• [SHORT EXERCISE]: In this exercise, return the whole listing exactly, excluding any images.

:::

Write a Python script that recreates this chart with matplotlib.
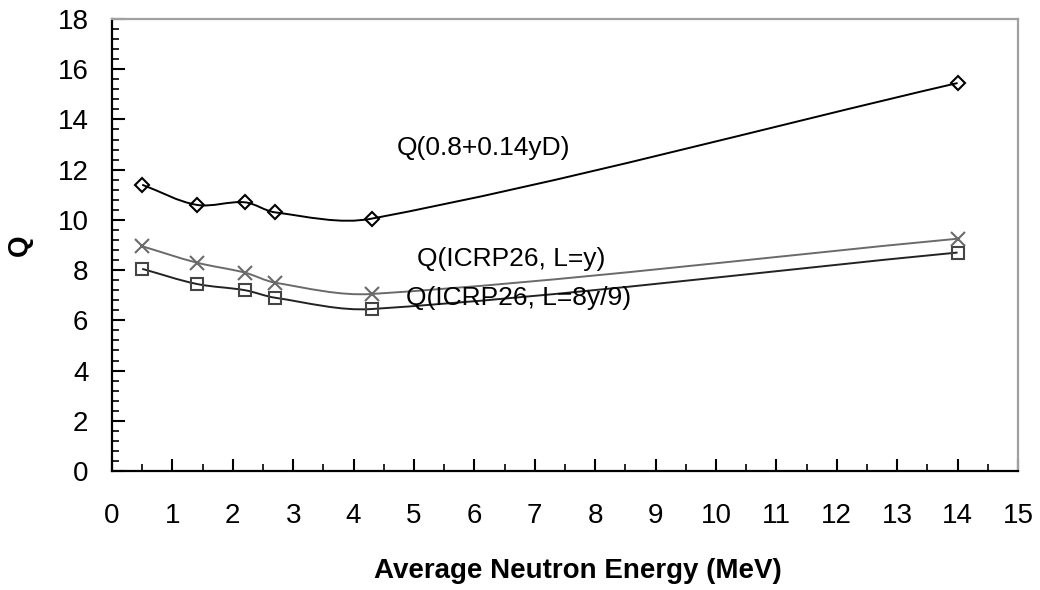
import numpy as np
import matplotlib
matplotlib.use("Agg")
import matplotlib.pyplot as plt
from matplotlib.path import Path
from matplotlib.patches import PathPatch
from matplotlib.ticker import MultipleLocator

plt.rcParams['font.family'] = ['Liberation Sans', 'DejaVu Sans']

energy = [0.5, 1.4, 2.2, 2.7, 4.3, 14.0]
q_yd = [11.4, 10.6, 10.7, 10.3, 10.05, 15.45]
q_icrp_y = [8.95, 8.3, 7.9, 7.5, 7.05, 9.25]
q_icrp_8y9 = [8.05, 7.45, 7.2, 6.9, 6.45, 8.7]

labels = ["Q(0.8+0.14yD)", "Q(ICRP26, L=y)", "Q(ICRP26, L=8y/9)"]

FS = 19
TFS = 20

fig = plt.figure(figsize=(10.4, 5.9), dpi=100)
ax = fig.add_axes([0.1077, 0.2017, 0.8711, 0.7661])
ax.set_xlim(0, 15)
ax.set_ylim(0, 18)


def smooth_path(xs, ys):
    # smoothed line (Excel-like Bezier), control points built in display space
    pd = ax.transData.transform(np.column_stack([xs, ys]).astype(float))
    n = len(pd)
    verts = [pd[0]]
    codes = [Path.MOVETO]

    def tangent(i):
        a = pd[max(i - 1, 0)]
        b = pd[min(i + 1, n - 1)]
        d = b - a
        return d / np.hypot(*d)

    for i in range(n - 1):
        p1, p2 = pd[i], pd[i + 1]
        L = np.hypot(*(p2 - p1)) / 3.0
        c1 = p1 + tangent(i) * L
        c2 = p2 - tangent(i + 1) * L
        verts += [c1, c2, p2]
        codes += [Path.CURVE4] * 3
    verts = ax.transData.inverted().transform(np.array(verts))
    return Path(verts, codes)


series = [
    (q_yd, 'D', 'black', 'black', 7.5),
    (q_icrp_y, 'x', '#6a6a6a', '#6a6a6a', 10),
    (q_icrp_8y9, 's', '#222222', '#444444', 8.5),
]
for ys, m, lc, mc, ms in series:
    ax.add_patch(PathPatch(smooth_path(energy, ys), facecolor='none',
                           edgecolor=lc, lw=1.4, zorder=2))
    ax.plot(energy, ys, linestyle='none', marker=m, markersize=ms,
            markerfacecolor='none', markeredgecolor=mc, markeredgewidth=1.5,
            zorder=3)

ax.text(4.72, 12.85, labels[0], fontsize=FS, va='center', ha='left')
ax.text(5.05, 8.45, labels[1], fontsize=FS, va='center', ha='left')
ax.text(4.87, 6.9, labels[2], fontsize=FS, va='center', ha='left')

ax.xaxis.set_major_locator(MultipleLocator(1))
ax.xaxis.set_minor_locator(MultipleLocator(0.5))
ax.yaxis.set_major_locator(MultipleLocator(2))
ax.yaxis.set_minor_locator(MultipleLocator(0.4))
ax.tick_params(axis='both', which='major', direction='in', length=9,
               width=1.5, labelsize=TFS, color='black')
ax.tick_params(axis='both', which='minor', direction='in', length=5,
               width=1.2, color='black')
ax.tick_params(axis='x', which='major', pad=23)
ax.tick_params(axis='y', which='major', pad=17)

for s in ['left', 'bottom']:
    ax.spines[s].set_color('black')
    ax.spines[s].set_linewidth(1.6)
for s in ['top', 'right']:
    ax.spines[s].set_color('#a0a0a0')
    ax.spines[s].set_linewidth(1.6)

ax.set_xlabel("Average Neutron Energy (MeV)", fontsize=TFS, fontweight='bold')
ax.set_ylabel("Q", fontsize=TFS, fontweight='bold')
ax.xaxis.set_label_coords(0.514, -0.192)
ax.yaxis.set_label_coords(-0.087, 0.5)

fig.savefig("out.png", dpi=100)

:::

• [REPLY TO THE EXERCISE]:
Write a Python script that recreates this chart with matplotlib.
import numpy as np
import matplotlib
matplotlib.use("Agg")
import matplotlib.pyplot as plt
from matplotlib.path import Path
from matplotlib.patches import PathPatch
from matplotlib.ticker import MultipleLocator

plt.rcParams['font.family'] = ['Liberation Sans', 'DejaVu Sans']

energy = [0.5, 1.4, 2.2, 2.7, 4.3, 14.0]
q_yd = [11.4, 10.6, 10.7, 10.3, 10.05, 15.45]
q_icrp_y = [8.95, 8.3, 7.9, 7.5, 7.05, 9.25]
q_icrp_8y9 = [8.05, 7.45, 7.2, 6.9, 6.45, 8.7]

labels = ["Q(0.8+0.14yD)", "Q(ICRP26, L=y)", "Q(ICRP26, L=8y/9)"]

FS = 19
TFS = 20

fig = plt.figure(figsize=(10.4, 5.9), dpi=100)
ax = fig.add_axes([0.1077, 0.2017, 0.8711, 0.7661])
ax.set_xlim(0, 15)
ax.set_ylim(0, 18)


def smooth_path(xs, ys):
    # smoothed line (Excel-like Bezier), control points built in display space
    pd = ax.transData.transform(np.column_stack([xs, ys]).astype(float))
    n = len(pd)
    verts = [pd[0]]
    codes = [Path.MOVETO]

    def tangent(i):
        a = pd[max(i - 1, 0)]
        b = pd[min(i + 1, n - 1)]
        d = b - a
        return d / np.hypot(*d)

    for i in range(n - 1):
        p1, p2 = pd[i], pd[i + 1]
        L = np.hypot(*(p2 - p1)) / 3.0
        c1 = p1 + tangent(i) * L
        c2 = p2 - tangent(i + 1) * L
        verts += [c1, c2, p2]
        codes += [Path.CURVE4] * 3
    verts = ax.transData.inverted().transform(np.array(verts))
    return Path(verts, codes)


series = [
    (q_yd, 'D', 'black', 'black', 7.5),
    (q_icrp_y, 'x', '#6a6a6a', '#6a6a6a', 10),
    (q_icrp_8y9, 's', '#222222', '#444444', 8.5),
]
for ys, m, lc, mc, ms in series:
    ax.add_patch(PathPatch(smooth_path(energy, ys), facecolor='none',
                           edgecolor=lc, lw=1.4, zorder=2))
    ax.plot(energy, ys, linestyle='none', marker=m, markersize=ms,
            markerfacecolor='none', markeredgecolor=mc, markeredgewidth=1.5,
            zorder=3)

ax.text(4.72, 12.85, labels[0], fontsize=FS, va='center', ha='left')
ax.text(5.05, 8.45, labels[1], fontsize=FS, va='center', ha='left')
ax.text(4.87, 6.9, labels[2], fontsize=FS, va='center', ha='left')

ax.xaxis.set_major_locator(MultipleLocator(1))
ax.xaxis.set_minor_locator(MultipleLocator(0.5))
ax.yaxis.set_major_locator(MultipleLocator(2))
ax.yaxis.set_minor_locator(MultipleLocator(0.4))
ax.tick_params(axis='both', which='major', direction='in', length=9,
               width=1.5, labelsize=TFS, color='black')
ax.tick_params(axis='both', which='minor', direction='in', length=5,
               width=1.2, color='black')
ax.tick_params(axis='x', which='major', pad=23)
ax.tick_params(axis='y', which='major', pad=17)

for s in ['left', 'bottom']:
    ax.spines[s].set_color('black')
    ax.spines[s].set_linewidth(1.6)
for s in ['top', 'right']:
    ax.spines[s].set_color('#a0a0a0')
    ax.spines[s].set_linewidth(1.6)

ax.set_xlabel("Average Neutron Energy (MeV)", fontsize=TFS, fontweight='bold')
ax.set_ylabel("Q", fontsize=TFS, fontweight='bold')
ax.xaxis.set_label_coords(0.514, -0.192)
ax.yaxis.set_label_coords(-0.087, 0.5)

fig.savefig("out.png", dpi=100)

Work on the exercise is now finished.